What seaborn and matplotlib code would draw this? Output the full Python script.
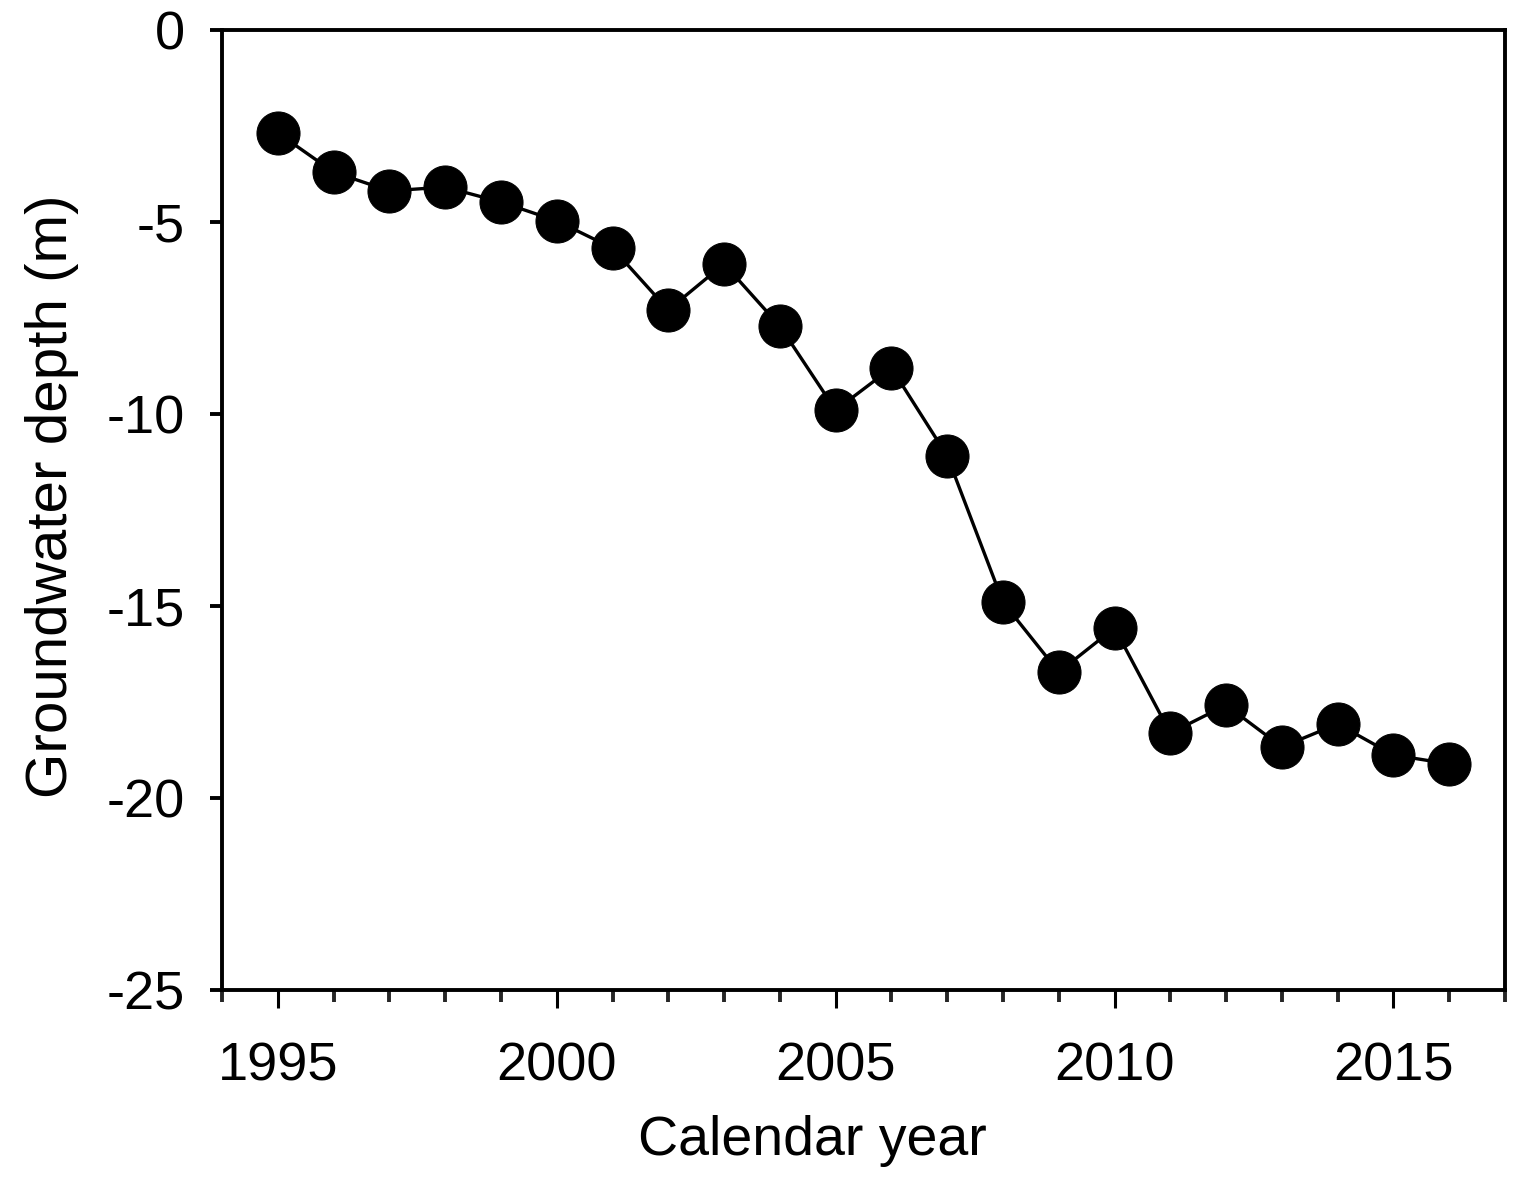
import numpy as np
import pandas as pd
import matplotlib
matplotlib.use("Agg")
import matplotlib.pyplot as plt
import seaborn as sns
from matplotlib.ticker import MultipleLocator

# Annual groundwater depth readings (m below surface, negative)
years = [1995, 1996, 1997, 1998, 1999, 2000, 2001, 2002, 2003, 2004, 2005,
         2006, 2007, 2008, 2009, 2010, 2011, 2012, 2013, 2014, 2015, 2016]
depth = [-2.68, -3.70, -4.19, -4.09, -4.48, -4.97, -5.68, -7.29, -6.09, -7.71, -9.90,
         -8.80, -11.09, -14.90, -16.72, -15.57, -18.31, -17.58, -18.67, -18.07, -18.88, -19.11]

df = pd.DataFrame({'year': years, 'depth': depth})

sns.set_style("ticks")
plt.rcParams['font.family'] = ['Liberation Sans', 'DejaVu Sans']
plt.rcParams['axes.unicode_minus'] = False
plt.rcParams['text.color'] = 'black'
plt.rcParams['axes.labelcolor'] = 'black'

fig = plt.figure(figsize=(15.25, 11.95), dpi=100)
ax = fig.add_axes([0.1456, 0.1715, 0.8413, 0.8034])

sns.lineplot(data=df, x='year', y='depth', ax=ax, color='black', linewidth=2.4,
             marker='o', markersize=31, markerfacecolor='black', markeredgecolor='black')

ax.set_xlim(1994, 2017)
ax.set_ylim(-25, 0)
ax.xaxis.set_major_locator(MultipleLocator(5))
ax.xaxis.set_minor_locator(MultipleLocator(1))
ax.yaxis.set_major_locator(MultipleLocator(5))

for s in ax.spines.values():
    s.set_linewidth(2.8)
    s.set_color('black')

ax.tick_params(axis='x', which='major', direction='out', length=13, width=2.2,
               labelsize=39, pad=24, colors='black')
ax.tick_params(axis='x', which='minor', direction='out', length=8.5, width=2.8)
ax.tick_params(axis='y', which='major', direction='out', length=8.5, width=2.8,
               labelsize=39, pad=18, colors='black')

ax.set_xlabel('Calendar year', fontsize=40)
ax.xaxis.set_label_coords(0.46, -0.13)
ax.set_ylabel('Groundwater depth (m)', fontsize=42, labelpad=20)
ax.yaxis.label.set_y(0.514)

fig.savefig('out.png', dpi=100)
────────
What is being asked >> All of the data needs repeating exactly, but the pictures do not.

Answer in full >>
What seaborn and matplotlib code would draw this? Output the full Python script.
import numpy as np
import pandas as pd
import matplotlib
matplotlib.use("Agg")
import matplotlib.pyplot as plt
import seaborn as sns
from matplotlib.ticker import MultipleLocator

# Annual groundwater depth readings (m below surface, negative)
years = [1995, 1996, 1997, 1998, 1999, 2000, 2001, 2002, 2003, 2004, 2005,
         2006, 2007, 2008, 2009, 2010, 2011, 2012, 2013, 2014, 2015, 2016]
depth = [-2.68, -3.70, -4.19, -4.09, -4.48, -4.97, -5.68, -7.29, -6.09, -7.71, -9.90,
         -8.80, -11.09, -14.90, -16.72, -15.57, -18.31, -17.58, -18.67, -18.07, -18.88, -19.11]

df = pd.DataFrame({'year': years, 'depth': depth})

sns.set_style("ticks")
plt.rcParams['font.family'] = ['Liberation Sans', 'DejaVu Sans']
plt.rcParams['axes.unicode_minus'] = False
plt.rcParams['text.color'] = 'black'
plt.rcParams['axes.labelcolor'] = 'black'

fig = plt.figure(figsize=(15.25, 11.95), dpi=100)
ax = fig.add_axes([0.1456, 0.1715, 0.8413, 0.8034])

sns.lineplot(data=df, x='year', y='depth', ax=ax, color='black', linewidth=2.4,
             marker='o', markersize=31, markerfacecolor='black', markeredgecolor='black')

ax.set_xlim(1994, 2017)
ax.set_ylim(-25, 0)
ax.xaxis.set_major_locator(MultipleLocator(5))
ax.xaxis.set_minor_locator(MultipleLocator(1))
ax.yaxis.set_major_locator(MultipleLocator(5))

for s in ax.spines.values():
    s.set_linewidth(2.8)
    s.set_color('black')

ax.tick_params(axis='x', which='major', direction='out', length=13, width=2.2,
               labelsize=39, pad=24, colors='black')
ax.tick_params(axis='x', which='minor', direction='out', length=8.5, width=2.8)
ax.tick_params(axis='y', which='major', direction='out', length=8.5, width=2.8,
               labelsize=39, pad=18, colors='black')

ax.set_xlabel('Calendar year', fontsize=40)
ax.xaxis.set_label_coords(0.46, -0.13)
ax.set_ylabel('Groundwater depth (m)', fontsize=42, labelpad=20)
ax.yaxis.label.set_y(0.514)

fig.savefig('out.png', dpi=100)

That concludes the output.